For a late crop, to mature during the pickling season, start plants in open ground in May.

The best early variety is Dwarf Erfurt. Autumn Giant is an excellent late variety.

Carrot

This plant likes a deep, warm, sandy soil. Early Short Horn matures by midsummer. It is rich and sweet in flavor. Red Intermediate is a later variety, excellent for fall and winter use. Comparatively few persons give this plant a place in their gardens, but it richly deserves a place there because of its value as an article of food, as well as because of its health-giving qualities. It adds greatly to the variety of the bill of fare, and where it appears frequently on the table a liking for it is soon developed, and thereafter it becomes a standard vegetable in the housewife's list of "must-haves." It adds a delightful flavor to vegetable soups.

Celery

The seed of early celery should be sown in the hotbed. Transplant the seedlings to the cold-frame and allow them to remain there until May. Then set in the richest soil at your disposal, six inches apart in the row. Blanch by setting up boards a foot or more in width each side the row, allowing an opening about three inches wide at the top through which the plants can get a little light. For late and winter use, sow the seeds in open ground in May. Bleach by earthing up gradually, as the stalks develop, until you have the plants buried to within a few inches of the tip of their leaves. Use clean, dry soil in banking the plants. Sawdust is good, but care must be taken to make use of a kind that does not have a strong odor. Pine-dust will give the plants a disagreeable flavor.

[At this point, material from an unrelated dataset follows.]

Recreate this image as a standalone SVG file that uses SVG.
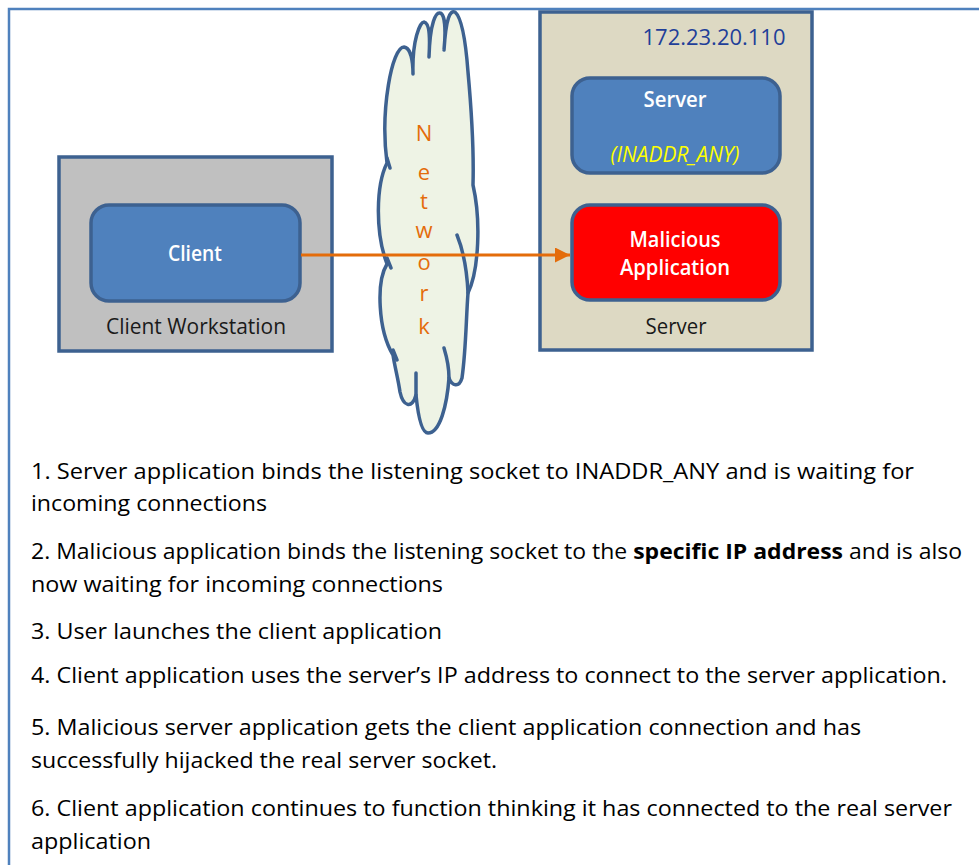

For winter use, take up plants, root and all, and pack close together in boxes and store in a cool, dark cellar.

White Plume is the best early variety. Giant Pascal is probably the most satisfactory winter variety, but Winter Queen is a favorite with many. Both are so tender and have such a rich, nutty flavor that it is not an easy matter to decide between them.

Cucumber

For very early cucumbers plant the seed in the hotbed in March or April, but do not put the plants into the garden until all danger of frost is over. This plant requires a rich and mellow soil. It should be set in hills at least four feet apart. It is a good plan to start the seed in pieces of sod placed grass-side down. This enables one to move them from the hotbed without any disturbance of their roots. The cucumber- or squash-beetle often destroys the plants when they are put in the open ground if close watch is not taken and prompt effort made to rout the enemy. Spray with Nicoticide infusion, taking pains to have it reach the under side of the leaves. Dry road-dust sifted thickly over the plants is often found quite effective, but because of the inability to apply it to the under side of the leaves the liquid insecticide will be found more effective.